Eventually, we return to the classic “poor guy falls for a rich girl above his league,” trope. Perhaps if both Munna and Shai belonged to relatively closer social circles, then the reversed gender gaze might have worked. The way gender works in different social settings is put to the test here. Munna has to assume a “masculine” role more than Arun does perhaps because of the more traditional and non-liberal environment he is living in.
Despite that, these obvious divergences in Munna and Shai’s lifestyles, their friend circles, their perceptions of romance, masculinity, and femininity, and their dreams and backgrounds for some ephemeral time do not become an obstacle in their “love story.”
Mumbai, a city of acceptance and congruence allows the intersectionality of region, economy, and gender to flourish; but only up to a point, beyond which the chemistry is no longer unique. But it’s not a rule that fully “thrashing a trope” leads to a galvanising romance, sometimes fifty-fifty works too (trope-making and trope-breaking)
Fading identities and the class divide in Dhobi Ghat
Perhaps the most striking scene of the Dhobi Ghat is a montage shot from Yasmin’s tapes. She writes her name in Urdu on the wet sand of the beach and the waves wash her writings away. She rewrites her name and yet again the water restores the sand into its former space. Her name vanishes and fades into oblivion, just like she would have in the mayhem and grandiosity of Mumbai, had Arun not stumbled across her videotapes. The beach scene is the standout moment for me. The beauty of Mumbai seashores — tick, good dialogue delivery — tick — plot layering using metaphor — tick, not too long or short of a shot — tick. Yasmin’s existence beyond death is solely credited to her tapes.
Digital Media as a technological innovation gives humans the capability to immortalise themselves to a certain degree. Thanks to Arun’s random, perverse moods and ideas, he becomes deeply in the life of a “nobody.” A well-off painter starts making a muse out of an unknown middle-class Muslim woman whom he hasn’t even seen –a peculiar and unprecedented phenomenon, something so odd that it could only happen in Mumbai –the garden where all sorts of flowers grow.

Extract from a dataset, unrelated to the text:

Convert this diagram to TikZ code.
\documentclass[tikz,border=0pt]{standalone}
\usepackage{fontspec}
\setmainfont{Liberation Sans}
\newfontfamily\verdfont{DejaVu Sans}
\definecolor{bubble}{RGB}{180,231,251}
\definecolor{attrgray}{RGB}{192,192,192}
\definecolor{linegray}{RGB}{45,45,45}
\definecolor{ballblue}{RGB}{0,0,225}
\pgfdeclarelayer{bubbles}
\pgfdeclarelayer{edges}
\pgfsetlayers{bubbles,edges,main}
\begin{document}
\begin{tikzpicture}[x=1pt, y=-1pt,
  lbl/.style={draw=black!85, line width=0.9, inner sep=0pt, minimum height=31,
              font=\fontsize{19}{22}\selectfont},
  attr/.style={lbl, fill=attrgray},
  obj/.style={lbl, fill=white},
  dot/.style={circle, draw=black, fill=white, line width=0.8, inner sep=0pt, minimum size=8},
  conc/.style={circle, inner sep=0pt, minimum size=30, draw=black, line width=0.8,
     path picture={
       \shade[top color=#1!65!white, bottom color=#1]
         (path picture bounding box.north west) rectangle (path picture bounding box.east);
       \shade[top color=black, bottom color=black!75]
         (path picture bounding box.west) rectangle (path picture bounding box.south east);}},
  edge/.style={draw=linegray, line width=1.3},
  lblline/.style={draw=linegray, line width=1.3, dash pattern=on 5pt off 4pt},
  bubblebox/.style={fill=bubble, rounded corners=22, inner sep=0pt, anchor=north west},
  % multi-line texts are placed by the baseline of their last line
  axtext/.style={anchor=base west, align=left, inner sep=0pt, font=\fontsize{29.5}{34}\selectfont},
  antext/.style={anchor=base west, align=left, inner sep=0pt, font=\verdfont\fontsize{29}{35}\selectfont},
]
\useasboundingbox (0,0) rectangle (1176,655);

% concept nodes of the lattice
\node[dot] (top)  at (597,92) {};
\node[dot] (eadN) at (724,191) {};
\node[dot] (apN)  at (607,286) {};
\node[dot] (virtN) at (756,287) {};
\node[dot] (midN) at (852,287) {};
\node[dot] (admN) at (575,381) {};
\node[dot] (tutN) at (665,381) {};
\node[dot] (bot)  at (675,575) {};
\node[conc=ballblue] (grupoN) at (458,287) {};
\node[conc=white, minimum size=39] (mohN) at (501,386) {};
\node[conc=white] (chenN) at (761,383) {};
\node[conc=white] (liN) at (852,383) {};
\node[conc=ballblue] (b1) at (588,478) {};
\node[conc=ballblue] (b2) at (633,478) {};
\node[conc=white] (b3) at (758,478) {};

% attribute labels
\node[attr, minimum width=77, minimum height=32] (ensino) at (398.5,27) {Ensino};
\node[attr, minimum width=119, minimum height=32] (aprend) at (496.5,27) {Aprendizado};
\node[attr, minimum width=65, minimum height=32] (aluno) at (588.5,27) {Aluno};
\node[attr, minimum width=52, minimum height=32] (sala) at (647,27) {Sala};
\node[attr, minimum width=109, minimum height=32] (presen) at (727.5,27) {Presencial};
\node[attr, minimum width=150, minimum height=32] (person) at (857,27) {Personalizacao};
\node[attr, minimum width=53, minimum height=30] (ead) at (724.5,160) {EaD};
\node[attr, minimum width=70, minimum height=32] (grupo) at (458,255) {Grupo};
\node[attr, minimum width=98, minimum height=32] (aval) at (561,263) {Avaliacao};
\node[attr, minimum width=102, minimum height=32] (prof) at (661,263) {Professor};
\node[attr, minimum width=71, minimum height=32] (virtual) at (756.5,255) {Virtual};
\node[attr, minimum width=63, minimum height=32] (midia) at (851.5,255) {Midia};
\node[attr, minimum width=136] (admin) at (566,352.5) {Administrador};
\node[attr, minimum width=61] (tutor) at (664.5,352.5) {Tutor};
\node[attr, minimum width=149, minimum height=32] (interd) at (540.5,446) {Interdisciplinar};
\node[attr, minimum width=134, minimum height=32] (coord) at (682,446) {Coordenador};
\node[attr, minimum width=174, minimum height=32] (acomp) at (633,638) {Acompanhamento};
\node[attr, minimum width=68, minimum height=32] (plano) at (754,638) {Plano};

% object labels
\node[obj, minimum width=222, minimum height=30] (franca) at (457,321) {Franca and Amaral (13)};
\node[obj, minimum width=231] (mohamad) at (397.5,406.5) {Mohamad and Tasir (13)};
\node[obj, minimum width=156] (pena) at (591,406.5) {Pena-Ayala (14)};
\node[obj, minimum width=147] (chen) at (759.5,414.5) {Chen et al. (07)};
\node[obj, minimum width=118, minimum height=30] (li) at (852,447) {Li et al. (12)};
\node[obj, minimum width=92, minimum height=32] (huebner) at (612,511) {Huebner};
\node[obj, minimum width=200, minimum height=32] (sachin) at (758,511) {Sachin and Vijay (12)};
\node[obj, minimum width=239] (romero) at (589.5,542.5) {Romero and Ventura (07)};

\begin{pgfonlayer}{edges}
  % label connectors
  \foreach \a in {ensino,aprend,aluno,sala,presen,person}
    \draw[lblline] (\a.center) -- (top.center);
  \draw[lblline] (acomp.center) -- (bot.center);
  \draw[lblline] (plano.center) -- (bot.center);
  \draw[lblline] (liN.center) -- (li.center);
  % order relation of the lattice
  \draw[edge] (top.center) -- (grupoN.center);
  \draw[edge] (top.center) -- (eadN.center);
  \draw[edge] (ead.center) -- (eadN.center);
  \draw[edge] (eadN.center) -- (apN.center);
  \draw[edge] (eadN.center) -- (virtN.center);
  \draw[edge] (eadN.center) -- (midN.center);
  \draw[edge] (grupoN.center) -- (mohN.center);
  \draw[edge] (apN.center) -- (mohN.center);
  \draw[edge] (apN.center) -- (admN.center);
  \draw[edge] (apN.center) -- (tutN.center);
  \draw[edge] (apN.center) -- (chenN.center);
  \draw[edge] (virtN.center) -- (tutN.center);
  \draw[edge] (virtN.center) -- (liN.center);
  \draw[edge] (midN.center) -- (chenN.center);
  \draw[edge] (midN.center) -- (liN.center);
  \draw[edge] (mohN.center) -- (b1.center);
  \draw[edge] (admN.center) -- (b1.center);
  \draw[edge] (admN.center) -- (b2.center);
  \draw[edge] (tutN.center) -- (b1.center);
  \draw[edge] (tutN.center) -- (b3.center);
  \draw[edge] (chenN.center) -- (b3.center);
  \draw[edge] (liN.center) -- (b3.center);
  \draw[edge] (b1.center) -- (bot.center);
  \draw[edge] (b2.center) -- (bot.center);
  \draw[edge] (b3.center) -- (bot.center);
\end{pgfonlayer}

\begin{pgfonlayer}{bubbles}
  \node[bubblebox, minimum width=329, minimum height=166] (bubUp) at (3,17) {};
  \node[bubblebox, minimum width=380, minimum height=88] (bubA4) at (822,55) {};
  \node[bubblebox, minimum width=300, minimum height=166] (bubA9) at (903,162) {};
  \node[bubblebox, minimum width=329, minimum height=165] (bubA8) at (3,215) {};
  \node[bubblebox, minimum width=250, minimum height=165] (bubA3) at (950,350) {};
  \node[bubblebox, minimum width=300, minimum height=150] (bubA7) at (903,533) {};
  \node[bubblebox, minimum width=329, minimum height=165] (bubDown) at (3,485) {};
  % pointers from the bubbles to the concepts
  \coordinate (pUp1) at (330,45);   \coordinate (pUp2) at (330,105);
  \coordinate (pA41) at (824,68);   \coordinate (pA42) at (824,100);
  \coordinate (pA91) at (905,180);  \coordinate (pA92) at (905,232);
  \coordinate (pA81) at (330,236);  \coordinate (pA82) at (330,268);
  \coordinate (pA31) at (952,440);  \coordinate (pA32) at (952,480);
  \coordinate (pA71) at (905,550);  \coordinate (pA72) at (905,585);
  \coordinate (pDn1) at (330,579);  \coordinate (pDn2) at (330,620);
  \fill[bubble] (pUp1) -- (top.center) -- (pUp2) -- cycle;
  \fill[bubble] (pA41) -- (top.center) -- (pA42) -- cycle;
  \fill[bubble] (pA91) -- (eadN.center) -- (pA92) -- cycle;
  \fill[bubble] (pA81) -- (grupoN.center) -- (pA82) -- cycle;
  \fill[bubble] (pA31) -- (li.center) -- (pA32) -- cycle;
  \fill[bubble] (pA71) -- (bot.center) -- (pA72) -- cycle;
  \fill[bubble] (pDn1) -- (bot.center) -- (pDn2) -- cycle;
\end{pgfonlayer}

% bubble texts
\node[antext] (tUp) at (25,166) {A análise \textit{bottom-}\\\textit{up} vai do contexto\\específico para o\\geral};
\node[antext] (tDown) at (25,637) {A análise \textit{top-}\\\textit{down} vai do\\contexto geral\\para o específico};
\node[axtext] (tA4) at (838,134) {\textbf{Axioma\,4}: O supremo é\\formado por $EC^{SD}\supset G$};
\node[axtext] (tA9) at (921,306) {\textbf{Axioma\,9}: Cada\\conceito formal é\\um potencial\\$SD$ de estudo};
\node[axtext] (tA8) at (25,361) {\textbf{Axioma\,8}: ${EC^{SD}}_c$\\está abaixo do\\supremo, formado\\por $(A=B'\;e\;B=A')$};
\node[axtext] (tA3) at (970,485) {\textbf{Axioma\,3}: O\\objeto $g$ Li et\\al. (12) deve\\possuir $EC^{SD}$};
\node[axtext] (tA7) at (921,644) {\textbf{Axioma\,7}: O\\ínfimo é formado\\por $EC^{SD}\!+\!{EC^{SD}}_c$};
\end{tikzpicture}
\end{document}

Yasmin’s identity, which is embroidered with no status, worthy relations, wealth, public acknowledgement, or beauty becomes irrelevant in the mayhem of the city. She has nobody, she has no legacy, she is a drop in the ocean. On the contrary, Arun enjoys the luxury of being famous and publicly known. Had he been a commoner seeing her tapes, perhaps her irrelevance also would have been irrelevant to him.
Here, the socio-economic vacuum is what draws Arun to Yasmin like air gushes into an empty pit of nothingness. He has contacts and privileges and despite all he has he is disconsolate and incomplete. If we compare Yasmin and Arun as co-habitants of the City, Arun, and Yasmin have a complex and twisted connection, one which Arun takes a lot away from.

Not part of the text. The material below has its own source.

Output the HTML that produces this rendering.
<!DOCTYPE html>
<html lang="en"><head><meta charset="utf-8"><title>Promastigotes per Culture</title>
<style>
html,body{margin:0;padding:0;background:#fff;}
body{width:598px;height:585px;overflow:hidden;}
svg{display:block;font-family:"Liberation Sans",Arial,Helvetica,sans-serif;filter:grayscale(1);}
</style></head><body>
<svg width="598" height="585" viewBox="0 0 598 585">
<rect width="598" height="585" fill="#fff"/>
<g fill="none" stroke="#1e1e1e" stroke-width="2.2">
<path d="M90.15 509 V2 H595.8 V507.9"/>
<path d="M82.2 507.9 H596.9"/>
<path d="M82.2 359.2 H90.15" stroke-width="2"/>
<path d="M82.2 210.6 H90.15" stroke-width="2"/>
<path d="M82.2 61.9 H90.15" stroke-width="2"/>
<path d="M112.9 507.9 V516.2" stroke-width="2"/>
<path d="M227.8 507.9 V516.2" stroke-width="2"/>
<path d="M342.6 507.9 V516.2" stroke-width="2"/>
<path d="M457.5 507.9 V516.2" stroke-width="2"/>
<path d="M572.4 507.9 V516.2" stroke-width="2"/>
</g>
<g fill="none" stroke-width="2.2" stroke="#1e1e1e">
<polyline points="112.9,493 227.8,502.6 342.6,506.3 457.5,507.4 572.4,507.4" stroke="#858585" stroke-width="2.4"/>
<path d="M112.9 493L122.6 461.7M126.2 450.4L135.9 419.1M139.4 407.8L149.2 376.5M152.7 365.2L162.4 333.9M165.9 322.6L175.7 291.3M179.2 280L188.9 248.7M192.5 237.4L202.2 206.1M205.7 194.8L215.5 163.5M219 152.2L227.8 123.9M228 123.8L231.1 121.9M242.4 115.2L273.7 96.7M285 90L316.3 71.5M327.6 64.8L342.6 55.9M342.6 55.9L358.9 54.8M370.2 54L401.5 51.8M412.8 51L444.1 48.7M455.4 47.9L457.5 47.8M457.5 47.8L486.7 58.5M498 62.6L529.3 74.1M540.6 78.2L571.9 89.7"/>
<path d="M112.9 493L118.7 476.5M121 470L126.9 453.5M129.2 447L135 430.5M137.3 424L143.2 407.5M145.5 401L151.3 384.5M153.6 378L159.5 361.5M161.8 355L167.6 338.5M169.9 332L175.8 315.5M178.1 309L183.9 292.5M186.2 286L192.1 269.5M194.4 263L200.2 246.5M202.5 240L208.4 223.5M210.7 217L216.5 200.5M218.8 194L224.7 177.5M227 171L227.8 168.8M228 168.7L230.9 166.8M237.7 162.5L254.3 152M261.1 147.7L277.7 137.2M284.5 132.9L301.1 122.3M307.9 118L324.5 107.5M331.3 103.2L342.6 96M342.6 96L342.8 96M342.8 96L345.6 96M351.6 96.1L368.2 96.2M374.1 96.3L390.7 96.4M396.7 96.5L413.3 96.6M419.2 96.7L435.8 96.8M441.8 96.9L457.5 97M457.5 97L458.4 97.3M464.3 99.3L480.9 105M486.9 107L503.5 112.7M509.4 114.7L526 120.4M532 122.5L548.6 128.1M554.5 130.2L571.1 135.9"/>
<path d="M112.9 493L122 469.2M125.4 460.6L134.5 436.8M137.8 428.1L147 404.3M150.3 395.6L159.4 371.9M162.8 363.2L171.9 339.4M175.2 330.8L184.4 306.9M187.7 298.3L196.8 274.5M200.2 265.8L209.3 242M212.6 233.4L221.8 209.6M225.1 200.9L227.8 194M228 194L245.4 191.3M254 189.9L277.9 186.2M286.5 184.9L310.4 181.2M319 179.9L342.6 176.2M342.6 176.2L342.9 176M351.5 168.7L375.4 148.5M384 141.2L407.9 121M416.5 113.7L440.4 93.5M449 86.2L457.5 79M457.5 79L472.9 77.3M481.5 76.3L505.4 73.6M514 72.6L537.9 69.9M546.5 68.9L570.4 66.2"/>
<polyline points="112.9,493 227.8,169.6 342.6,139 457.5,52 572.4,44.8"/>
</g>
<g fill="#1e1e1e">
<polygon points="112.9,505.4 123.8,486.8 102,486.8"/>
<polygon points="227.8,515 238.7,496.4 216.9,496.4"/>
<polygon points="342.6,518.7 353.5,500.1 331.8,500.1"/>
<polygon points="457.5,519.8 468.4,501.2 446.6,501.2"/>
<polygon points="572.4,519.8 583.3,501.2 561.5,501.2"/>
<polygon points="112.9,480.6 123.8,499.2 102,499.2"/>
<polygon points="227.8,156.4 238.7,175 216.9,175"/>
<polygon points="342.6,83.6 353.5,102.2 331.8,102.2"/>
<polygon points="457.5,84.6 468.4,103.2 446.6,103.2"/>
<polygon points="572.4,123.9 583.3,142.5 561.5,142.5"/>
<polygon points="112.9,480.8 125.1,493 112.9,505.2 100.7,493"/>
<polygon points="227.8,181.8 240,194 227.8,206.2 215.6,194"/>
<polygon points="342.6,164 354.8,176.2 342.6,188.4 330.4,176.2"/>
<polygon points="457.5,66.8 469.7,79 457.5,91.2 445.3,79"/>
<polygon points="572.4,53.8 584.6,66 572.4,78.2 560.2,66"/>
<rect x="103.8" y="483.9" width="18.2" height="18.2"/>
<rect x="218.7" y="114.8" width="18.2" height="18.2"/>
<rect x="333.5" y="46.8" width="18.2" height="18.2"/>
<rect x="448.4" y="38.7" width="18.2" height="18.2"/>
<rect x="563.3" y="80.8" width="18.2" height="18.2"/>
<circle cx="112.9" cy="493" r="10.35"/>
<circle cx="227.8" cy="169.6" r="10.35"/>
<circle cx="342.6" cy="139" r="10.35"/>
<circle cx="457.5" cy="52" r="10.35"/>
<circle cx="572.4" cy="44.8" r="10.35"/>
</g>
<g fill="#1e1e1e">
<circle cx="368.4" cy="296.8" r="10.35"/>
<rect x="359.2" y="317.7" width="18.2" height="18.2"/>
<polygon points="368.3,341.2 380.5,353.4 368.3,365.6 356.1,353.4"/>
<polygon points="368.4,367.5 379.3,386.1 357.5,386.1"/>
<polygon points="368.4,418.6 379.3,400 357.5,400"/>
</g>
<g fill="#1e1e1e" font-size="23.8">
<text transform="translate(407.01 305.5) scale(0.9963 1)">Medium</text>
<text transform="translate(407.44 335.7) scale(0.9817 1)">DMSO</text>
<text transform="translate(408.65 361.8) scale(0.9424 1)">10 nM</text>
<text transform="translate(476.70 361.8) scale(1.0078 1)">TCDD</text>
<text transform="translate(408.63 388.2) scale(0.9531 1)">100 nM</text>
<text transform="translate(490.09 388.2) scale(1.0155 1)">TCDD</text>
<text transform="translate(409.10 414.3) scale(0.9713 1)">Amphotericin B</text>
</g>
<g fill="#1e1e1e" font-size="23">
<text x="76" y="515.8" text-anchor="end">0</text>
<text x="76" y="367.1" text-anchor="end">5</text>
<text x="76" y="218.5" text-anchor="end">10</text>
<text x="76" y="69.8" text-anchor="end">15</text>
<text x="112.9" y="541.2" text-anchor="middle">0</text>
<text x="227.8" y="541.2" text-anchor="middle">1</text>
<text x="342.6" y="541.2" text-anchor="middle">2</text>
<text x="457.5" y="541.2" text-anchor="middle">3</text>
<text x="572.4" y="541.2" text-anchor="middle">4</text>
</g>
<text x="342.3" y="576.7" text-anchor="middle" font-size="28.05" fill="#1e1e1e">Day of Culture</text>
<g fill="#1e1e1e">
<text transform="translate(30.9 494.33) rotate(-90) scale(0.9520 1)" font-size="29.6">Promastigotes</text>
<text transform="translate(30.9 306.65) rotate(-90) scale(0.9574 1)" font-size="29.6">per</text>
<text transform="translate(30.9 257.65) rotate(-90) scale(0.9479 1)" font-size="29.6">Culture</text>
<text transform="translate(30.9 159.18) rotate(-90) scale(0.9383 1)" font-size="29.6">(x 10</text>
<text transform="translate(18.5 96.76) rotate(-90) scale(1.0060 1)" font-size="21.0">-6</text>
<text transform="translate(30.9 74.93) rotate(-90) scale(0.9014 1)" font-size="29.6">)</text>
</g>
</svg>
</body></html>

The tapes falling into Arun’s hands are sheer destiny, and destiny sometimes has beautifully heartbreaking tricks up its sleeve. When Arun connects the dots and Yasmin’s timeline becomes clear, he breaks down knowing that there is nothing he can do to undo the past. Arun surely has problems, but how large and dense are his problems compared to those of Yasmin? Is his disconsolation even significant in the large shadow of pain that deserted lower-middle-class women’s death casts?
What adds to the grief, I suppose, is the class divide subconsciously pinches Arun and somewhere makes him feel guilty. He enjoyed her naivety, he enjoyed her honesty and the thoughtless leisure that came with the simplicity of her life, something that he was deficient in. Shai was looking for a similar sort of comfort which she leached out of Munna, yet perhaps not as profoundly and sensitively as Arun did from Yasmin.
When Arun finishes the last tape and eventually reaches the bridge of reality, he finds it hard to cross considering the tragedy of the “marginalised woman.” Had she perhaps been a more elite and recognisable figure, her death would have meant something more to the outside world and something less to Arun. The silence of the old neighbour is also perhaps a symbol of the trauma and suppression of the lowered class. Her mute attitude may maybe a sign of the lack of agency and identity that she possesses.
While Arun openly cries and expresses the pain that Yasmin’s death brings to him, the old woman simply remains still and silent as always, as if she has bore witness to the deaths of multiple such Yasmin, who mean nothing, just like herself. Yasmin too, is never explicitly crying or complaining to her brother in her tapes despite having suicidal tendencies. The lack of freedom of expression of the underprivileged chunk of society speaks loud and clear towards the end.
A final note on Dhobi Ghat
It’s worth watching, especially if you find yourself caught in the rat race of the city which physically and emotionally exhausts you. If you feel like one of those turtles with a shell lesion or a pigeon hanging upside down on an electricity pole choking on plastic, perhaps the subtle emotional suffocation might resonate with you –regardless of who you are, as long as you have lived in the city.
After all Dhobi Ghat ends on the note of sacrifice and the rigid yet constant flow of life. Munna sacrifices his love for Shai’s needs, which is ironic considering their social dynamic and he returns to his struggles. Arun ends up as miserable as he was, to begin with. Shai also reaches nowhere, unable to understand that Arun is a cold trail. Yasmin is the only one with a shifting arc, nevertheless, her end is grim as well. And yet life goes on! Or maybe there is a change. Who knows?